I haven't anything to compare the JFK assassination with other than 9/11, but based on my memory of the latter and what I've read and heard about the former, I found the depiction of that day and its aftermath quite effective, if not especially original, and the reactions of the various characters 100% believable. (I wonder what the veddy British Pryce made of the whole thing?) Everyone behaved pretty much within character, from Roger's angry, almost comical bemusement ("Someone go buy a cake!") at his daughter's ghost town of a wedding reception - partly mitigated by a great toast - to the sight of distraught Carla sinking down on the sofa next to an equally distraught Betty and lighting up (two things you can bet she'd never do on any other day), to the growing solidarity of Pete and Trudy, who were totally awesome for flipping Sterling Cooper the bird...though I have to say Trudy looked a-ma-zing in that blue dress and I was sorry she didn't get a chance to show it off. And, of course, Peggy's shock upon realizing that Duck withheld the news from her so he could still get his "nooner." (tm Paul Kinsey, who made the most of his two lines in this episode.)

But the person whose reaction struck me the most was Don's, whose instinct to deny, deny, deny, and offer the one assurance he couldn't possibly back up - that "everything will be all right" - only led to the rapid crumbling of his universe, which had already started to buckle in the last episode. This may have been the first episode in the entire run of "Mad Men" in which I felt totally, completely, unreservedly sorry for Don, even though in so many ways he had it coming to him. It crushed me to watch him trying to be a good father in the beginning, to connect with Betty on the dance floor when her mind was clearly elsewhere (and really, Betty, how could you be so unresponsive to the look he was giving you? I melted, and I've been a longtime skeptic of the Irresistible Sexual Powers of Don Draper), and, near the end, to prevent her from running off to meet Henry Francis. And you could feel his utter devastation when Betty delivered the bombshell line: "I don't love you anymore." (And, of the kiss: "I didn't feel a thing." Ouch!!!) From the look on his face, I'm forced to conclude he loves her after all, or at least thinks he loves her. More likely, he just loves what she represents to him. But still. It hurts. It hurts to be told you're not loved. And what makes it most painful, to quote a poster on Television Without Pity,

This was exactly his worst nightmare - that, in seeing his true self, Betty would not love him and he would lose everything. Of course, it was a self-fulfilling prophesy. By lying to Betty all these years, and seeking solace outside of his marriage, he pretty much guaranteed this would be Betty's reaction. But it is something I think could break him.

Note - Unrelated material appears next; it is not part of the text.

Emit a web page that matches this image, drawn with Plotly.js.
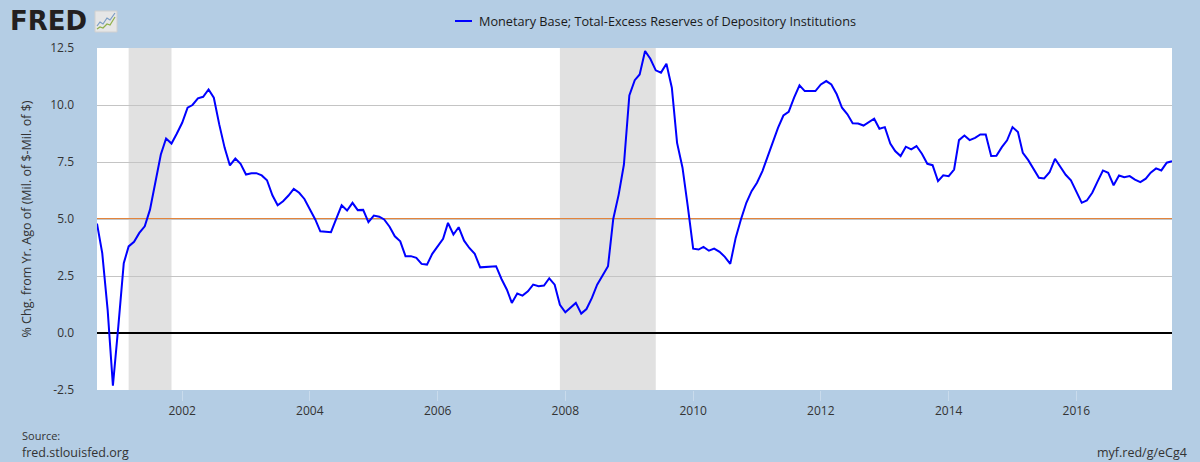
<!DOCTYPE html>
<html>
<head>
<meta charset="utf-8">
<script src="https://cdn.plot.ly/plotly-3.0.1.min.js"></script>
<style>
  html, body { margin: 0; padding: 0; background: #b4cde4; }
  #chart { width: 1200px; height: 462px; }
</style>
</head>
<body>
<div id="chart"></div>
<script>
// ---- Data (monthly, % change from year ago) ----
const seriesName = "Monetary Base; Total-Excess Reserves of Depository Institutions";
const startMonth = "2000-09";   // first observation
const values = [
  // 2000 (Sep-Dec)
  4.8, 3.5, 1.0, -2.31,
  // 2001
  0.3, 3.06, 3.8, 4.0, 4.39, 4.68, 5.41, 6.66, 7.83, 8.53, 8.31, 8.74,
  // 2002
  9.22, 9.88, 10.0, 10.29, 10.36, 10.68, 10.32, 9.15, 8.12, 7.35, 7.65, 7.42,
  // 2003
  6.95, 7.01, 7.01, 6.91, 6.7, 6.04, 5.6, 5.78, 6.03, 6.32, 6.15, 5.88,
  // 2004
  5.44, 4.98, 4.46, 4.45, 4.42, 5.03, 5.6, 5.37, 5.71, 5.39, 5.4, 4.86,
  // 2005
  5.15, 5.1, 4.98, 4.66, 4.24, 4.02, 3.37, 3.37, 3.3, 3.03, 3.0, 3.47,
  // 2006
  3.78, 4.13, 4.83, 4.32, 4.64, 4.05, 3.73, 3.47, 2.88, 2.9, 2.94, 2.93,
  // 2007
  2.37, 1.9, 1.32, 1.73, 1.64, 1.83, 2.12, 2.05, 2.08, 2.4, 2.12, 1.24,
  // 2008
  0.91, 1.14, 1.32, 0.85, 1.05, 1.54, 2.12, 2.52, 2.93, 5.0, 6.07, 7.39,
  // 2009
  10.42, 11.09, 11.34, 12.37, 12.03, 11.52, 11.42, 11.81, 10.76, 8.34, 7.25, 5.56,
  // 2010
  3.7, 3.66, 3.78, 3.61, 3.7, 3.56, 3.34, 3.03, 4.17, 4.98, 5.71, 6.22,
  // 2011
  6.59, 7.1, 7.69, 8.31, 9.0, 9.54, 9.7, 10.32, 10.86, 10.61, 10.61, 10.61,
  // 2012
  10.9, 11.05, 10.9, 10.47, 9.88, 9.59, 9.2, 9.19, 9.1, 9.25, 9.4, 8.96,
  // 2013
  9.03, 8.31, 7.98, 7.76, 8.17, 8.05, 8.2, 7.86, 7.42, 7.36, 6.66, 6.92,
  // 2014
  6.88, 7.17, 8.46, 8.66, 8.46, 8.56, 8.71, 8.71, 7.76, 7.77, 8.15, 8.45,
  // 2015
  9.03, 8.81, 7.9, 7.58, 7.2, 6.81, 6.78, 7.05, 7.64, 7.29, 6.94, 6.7,
  // 2016
  6.22, 5.71, 5.81, 6.15, 6.64, 7.13, 7.03, 6.48, 6.91, 6.83, 6.88, 6.73,
  // 2017 (Jan-Jul)
  6.62, 6.77, 7.03, 7.22, 7.13, 7.47, 7.54
];
const recessionStarts = ["2001-03-01", "2007-12-01"];
const recessionEnds   = ["2001-11-01", "2009-06-01"];
const referenceLevel = [5.0];
const yTickVals = [-2.5, 0, 2.5, 5, 7.5, 10, 12.5];
const yTickText = ["-2.5", "0.0", "2.5", "5.0", "7.5", "10.0", "12.5"];
const xTickVals = ["2002-01-01","2004-01-01","2006-01-01","2008-01-01","2010-01-01","2012-01-01","2014-01-01","2016-01-01"];
const xTickText = ["2002","2004","2006","2008","2010","2012","2014","2016"];
const yTitle = "% Chg. from Yr. Ago of (Mil. of $-Mil. of $)";
const sourceLabel = "Source:";
const sourceUrl = "fred.stlouisfed.org";
const shortLink = "myf.red/g/eCg4";
const logoText = "FRED";

// ---- Build monthly dates ----
const dates = [];
{
  let [y, m] = startMonth.split("-").map(Number);
  for (let i = 0; i < values.length; i++) {
    dates.push(y + "-" + String(m).padStart(2, "0") + "-01");
    m++; if (m > 12) { m = 1; y++; }
  }
}

// ---- Geometry helpers for decorations outside the plot (pixel -> paper) ----
const W = 1200, H = 462, M = {l: 97, r: 28, t: 48, b: 72};
const PW = W - M.l - M.r, PH = H - M.t - M.b;
const px = x => (x - M.l) / PW;
const py = y => (H - M.b - y) / PH;

const font = "Open Sans, Noto Sans, sans-serif";

const shapes = [];
recessionStarts.forEach((s, i) => {
  shapes.push({type: "rect", xref: "x", yref: "paper", x0: s, x1: recessionEnds[i], y0: 0, y1: 1,
    fillcolor: "#e1e1e1", line: {width: 0}, layer: "below"});
});
referenceLevel.forEach(v => {
  shapes.push({type: "line", xref: "paper", yref: "y", x0: 0, x1: 1, y0: v, y1: v,
    line: {color: "#e3843c", width: 2}, layer: "between"});
});
// legend sample line
shapes.push({type: "line", xref: "paper", yref: "paper", x0: px(455), x1: px(472), y0: py(21), y1: py(21),
  line: {color: "#0000ff", width: 2}});
// logo icon
shapes.push({type: "rect", xref: "paper", yref: "paper", x0: px(95), x1: px(117), y0: py(32), y1: py(11),
  fillcolor: "#e6e6e6", line: {color: "#d0d0d0", width: 1}});
const path = pts => "M" + pts.map(p => px(p[0]) + "," + py(p[1])).join(" L");
shapes.push({type: "path", xref: "paper", yref: "paper",
  path: path([[97,26],[100,22],[103,24],[107,18],[110,20],[115,13]]), line: {color: "#7a9cc4", width: 1.2}});
shapes.push({type: "path", xref: "paper", yref: "paper",
  path: path([[97,29],[100,27],[103,28],[107,24],[110,25],[115,17]]), line: {color: "#8fb04a", width: 1.2}});

const annotations = [
  {xref: "paper", yref: "paper", x: px(477), y: py(21), xanchor: "left", yanchor: "middle",
   text: seriesName, showarrow: false, font: {family: font, size: 12.7, color: "#1a1a1a"}},
  {xref: "paper", yref: "paper", x: px(8), y: py(21), xanchor: "left", yanchor: "middle",
   text: "<b>" + logoText + "</b>", showarrow: false, font: {family: "DejaVu Sans, sans-serif", size: 26, color: "#231f20"}},
  {xref: "paper", yref: "paper", x: px(20), y: py(435), xanchor: "left", yanchor: "middle",
   text: sourceLabel, showarrow: false, font: {family: font, size: 11, color: "#333333"}},
  {xref: "paper", yref: "paper", x: px(20), y: py(453), xanchor: "left", yanchor: "middle",
   text: sourceUrl, showarrow: false, font: {family: font, size: 12.5, color: "#333333"}},
  {xref: "paper", yref: "paper", x: px(1189), y: py(453), xanchor: "right", yanchor: "middle",
   text: shortLink, showarrow: false, font: {family: font, size: 12.5, color: "#333333"}}
];

const trace = {
  type: "scatter", mode: "lines", name: seriesName,
  x: dates, y: values,
  line: {color: "#0000ff", width: 2},
  hoverinfo: "skip"
};

const layout = {
  width: W, height: H,
  margin: M,
  paper_bgcolor: "#b4cde4",
  plot_bgcolor: "#ffffff",
  showlegend: false,
  font: {family: font, size: 12, color: "#333333"},
  xaxis: {
    type: "date",
    range: [dates[0], dates[dates.length - 1]],
    tickvals: xTickVals, ticktext: xTickText,
    showgrid: false, zeroline: false, showline: false,
    ticks: "outside", ticklen: 10, tickcolor: "#c9dbec", tickwidth: 1,
    tickfont: {family: font, size: 12, color: "#333333"}
  },
  yaxis: {
    range: [-2.5, 12.5],
    tickvals: yTickVals, ticktext: yTickText,
    showgrid: true, gridcolor: "#c4c4c4", gridwidth: 1,
    zeroline: true, zerolinecolor: "#000000", zerolinewidth: 2,
    showline: false, ticks: "", ticklabelstandoff: 22,
    tickfont: {family: font, size: 12, color: "#333333"},
    title: {text: yTitle, standoff: 15, font: {family: font, size: 12.5, color: "#333333"}}
  },
  shapes: shapes,
  annotations: annotations
};

Plotly.newPlot("chart", [trace], layout, {staticPlot: true, displayModeBar: false});
</script>
</body>
</html>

I hope not. I like vulnerable Don Draper much more than imperious jerk Don Draper, but I don't want to see a broken Don Draper. I thought it was interesting that he didn't think to call or visit Suzanne, though I was bracing myself for it. OTOH, it was frustrating, though not unexpected, that he immediately fell back into his default mode: Deny. But of course it isn't working, as even the children noticed the next morning. Or at least, Sally did.

As for Betty, it's hard to tell what her next step will be. Notice she didn't tell Don she was leaving him....yet. Will she go for Henry? His proposal might seem like it came out of left field, but ever since he first appeared, I've always gotten the vibe that he might want more than a mere affair, notwithstanding hints that he's had plenty of those in the past. I just hope Betty's learned enough from her first marriage not to spring into another with a man she barely knows.

I also thought it was interesting that the writers once again chose to put Betty and Pete - two characters who don't directly intersect very often - on parallel tracks. Betty's own pause on the brink of a huge decision mirrored Pete's own dilemma after realizing that he has no place at SC. Will he take the plunge, now that Trudy's signed off on it? Will he go work for Duck? (Will he find out about Duck & Peggy?)

All this remains to be seen. Still one more episode this season to find out!

ETA: Alan Sepinwall makes the same observation about the Betty-Pete parallel, but I swear I didn't cop it off him.

Random notes:

-The demarcation between grown-ups and children may have been blurred, but in some instances it was very clear, e.g., the Sterling family. Good lord, but Margaret is a brat in need of a spanking. Mona, however, was fabulous, as even Roger acknowledged.

-That AquaNet ad will have to be revamped, though Peggy seemed to be suggesting it wouldn't?

-Best line, from drunk Jane, re: JFK: "He was so young and handsome...And now I'll never get to vote for him!"